Request:
Print the listing from its top line through the line containing "import seaborn as sns", nothing more, and leave out the pictures.

..........

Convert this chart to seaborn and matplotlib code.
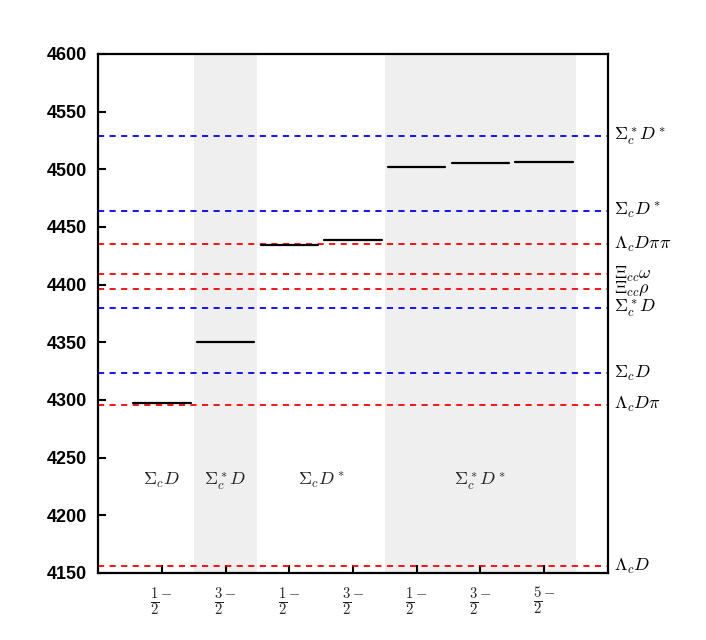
import matplotlib
matplotlib.use("Agg")
import matplotlib.pyplot as plt
import matplotlib.transforms as mtransforms
import numpy as np
import pandas as pd
import seaborn as sns

# thresholds (MeV)
thr_names = [r"$\Sigma_c^*D^*$", r"$\Sigma_cD^*$", r"$\Lambda_cD\pi\pi$", r"$\Xi_{cc}\omega$",
             r"$\Xi_{cc}\rho$", r"$\Sigma_c^*D$", r"$\Sigma_cD$", r"$\Lambda_cD\pi$", r"$\Lambda_cD$"]
thr_mass = [4529, 4464, 4435, 4409, 4396, 4380, 4323, 4296, 4156]
thr_color = ["blue", "blue", "red", "red", "red", "blue", "blue", "red", "red"]

# states
state_pos = [1, 2, 3, 4, 5, 6, 7]
state_mass = [4297, 4350, 4434.5, 4439, 4502, 4505.5, 4506]
jp_labels = [r"$\frac{1}{2}^{-}$", r"$\frac{3}{2}^{-}$", r"$\frac{1}{2}^{-}$", r"$\frac{3}{2}^{-}$",
             r"$\frac{1}{2}^{-}$", r"$\frac{3}{2}^{-}$", r"$\frac{5}{2}^{-}$"]

# channel groups
group_names = [r"$\Sigma_cD$", r"$\Sigma_c^*D$", r"$\Sigma_cD^*$", r"$\Sigma_c^*D^*$"]
group_x = [1, 2, 3.5, 6]
shade_spans = [(1.5, 2.5), (4.5, 7.5)]

sns.set_theme(style="white")
plt.rcParams["font.family"] = ["Liberation Sans", "DejaVu Sans"]
plt.rcParams["mathtext.fontset"] = "cm"
plt.rcParams["text.color"] = "black"
plt.rcParams["xtick.color"] = "black"
plt.rcParams["ytick.color"] = "black"

fig = plt.figure(figsize=(7.06, 6.4), dpi=100)
ax = fig.add_axes([0.139, 0.1047, 0.722, 0.811])

for a, b in shade_spans:
    ax.axvspan(a, b, color="#efefef", lw=0, zorder=0)

for m, c in zip(thr_mass, thr_color):
    ax.axhline(m, color=c, lw=1.3, dashes=(3.4, 3.0), zorder=2)

df = pd.DataFrame({"x": state_pos, "m": state_mass})
for _, r in df.iterrows():
    sns.lineplot(x=[r.x - 0.45, r.x + 0.45], y=[r.m, r.m], color="black", lw=1.6, ax=ax, zorder=3)

trans = mtransforms.blended_transform_factory(ax.transAxes, ax.transData)
for name, m in zip(thr_names, thr_mass):
    ax.text(1.012, m, name, transform=trans, fontsize=13, va="center", ha="left", color="black")

for name, x in zip(group_names, group_x):
    ax.text(x, 4230, name, fontsize=13, ha="center", va="center", color="#222222")

ax.set_xlim(0, 8)
ax.set_ylim(4150, 4600)
ax.set_xticks(state_pos)
ax.set_xticklabels(jp_labels, fontsize=15, color="#222222")
ax.set_yticks(np.arange(4150, 4601, 50))
ax.set_yticklabels([str(v) for v in range(4150, 4601, 50)], fontsize=13, fontweight="bold",
                   color="black")
ax.tick_params(axis="both", direction="in", length=6, width=1.5, left=True, bottom=True,
               top=False, right=False)
ax.tick_params(axis="x", pad=9)
ax.tick_params(axis="y", pad=8)
for s in ax.spines.values():
    s.set_color("black")
    s.set_linewidth(1.6)
ax.set_xlabel("")
ax.set_ylabel("")

fig.savefig("out.png", dpi=100)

..........

Full answer:
Convert this chart to seaborn and matplotlib code.
import matplotlib
matplotlib.use("Agg")
import matplotlib.pyplot as plt
import matplotlib.transforms as mtransforms
import numpy as np
import pandas as pd
import seaborn as sns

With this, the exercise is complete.